In the early 1920s, the Democratic Party had grown frustrated with Senator John Knight Shields, who had opposed President Wilson's League of Nations, and had stalled a number of the Executive Branch's political appointments. Sensing Shields's vulnerability, Tyson ran against and defeated Shields in the Senate primary in 1924, and defeated Republican candidate, Hugh B. Lindsay, in the general election later that year. He was sworn in as a Senator on March 4, 1925.
Tyson's first major piece of legislation was the Tyson-Fitzgerald Act of 1925, which authorized federal compensation for disabled World War I officers. After President Calvin Coolidge vetoed the bill, Tyson rallied enough opposition in the Senate to override the president's veto.

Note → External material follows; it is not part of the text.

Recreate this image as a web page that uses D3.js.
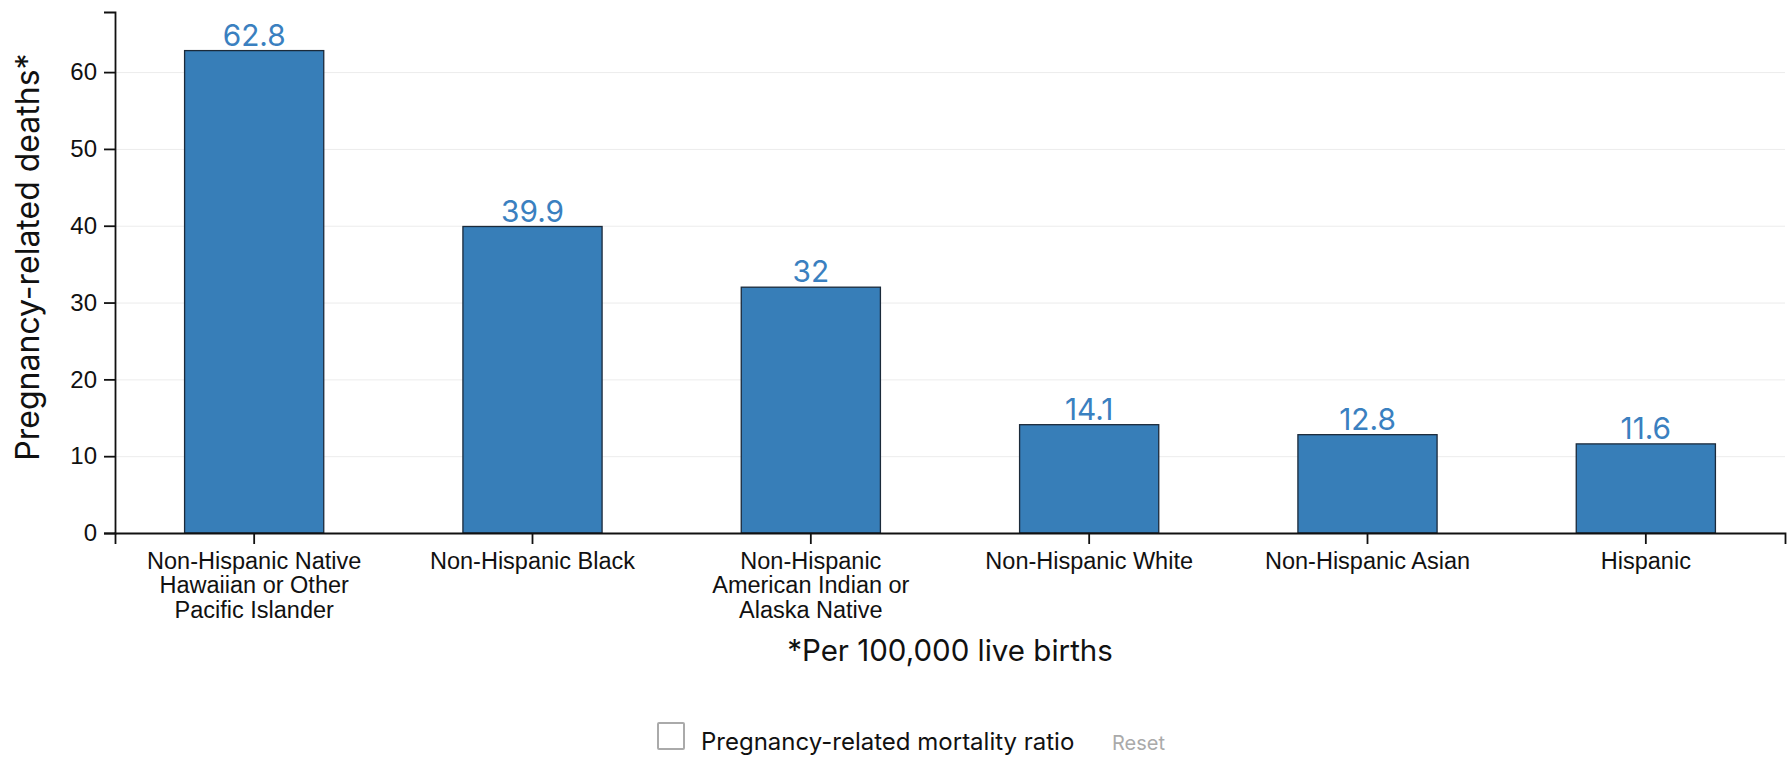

In 1926, Tyson sponsored legislation authorizing the creation of the Great Smoky Mountains National Park.
 Death and legacy
Tyson died in 1929 at a sanitarium in Strafford, Pennsylvania, and is buried in Old Gray Cemetery in Knoxville. The obelisk marking the Tyson family plot is among the tallest monuments in the cemetery.

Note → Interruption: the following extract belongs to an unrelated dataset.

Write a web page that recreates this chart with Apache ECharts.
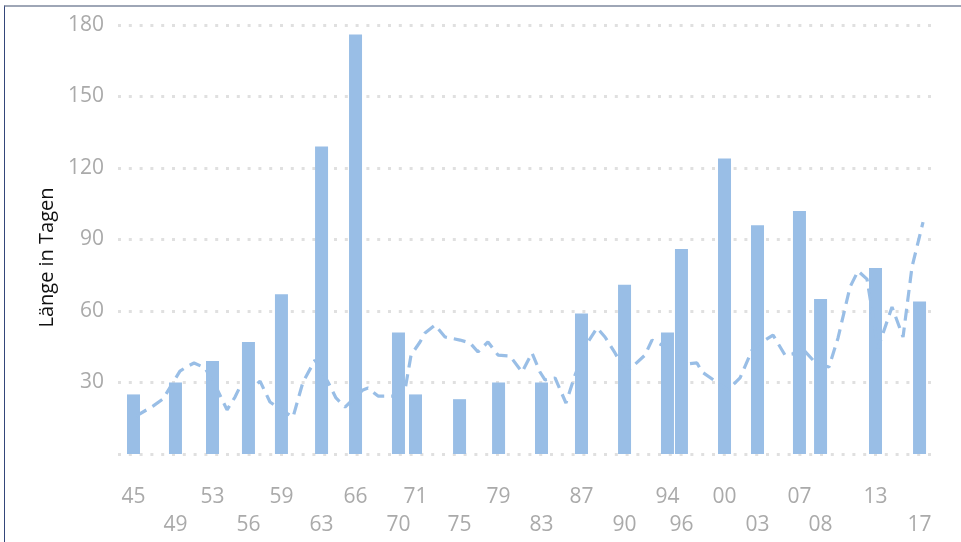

In 1927, Lawrence and Bettie Tyson donated the land for what is now Tyson Park, as well as land for an airstrip (originally in West Knoxville), to the City of Knoxville, asking in return that the city name the airstrip for their son, Charles McGhee Tyson. McGhee Tyson Airport has since been moved to Blount County. Tyson Junior High School, which operated in Knoxville from 1935 until 1986, was named in Lawrence Tyson's honor, as was Camp Tyson, the World War II U.S. Army training post near Paris, Tennessee. Tyson's home on Volunteer Boulevard, which was remodeled by noted architect George Franklin Barber in 1907, is now the University of Tennessee's Tyson Alumni House.
In July 2007, Catharine Drew Gilpin, known professionally as Drew Gilpin Faust, a great-granddaughter of Lawrence D. Tyson, became Harvard University's 28th president. Her parents were McGhee Tyson and Catherine (Mellick) Gilpin. Her father's mother was Isabella (Tyson) Gilpin, Lawrence's daughter.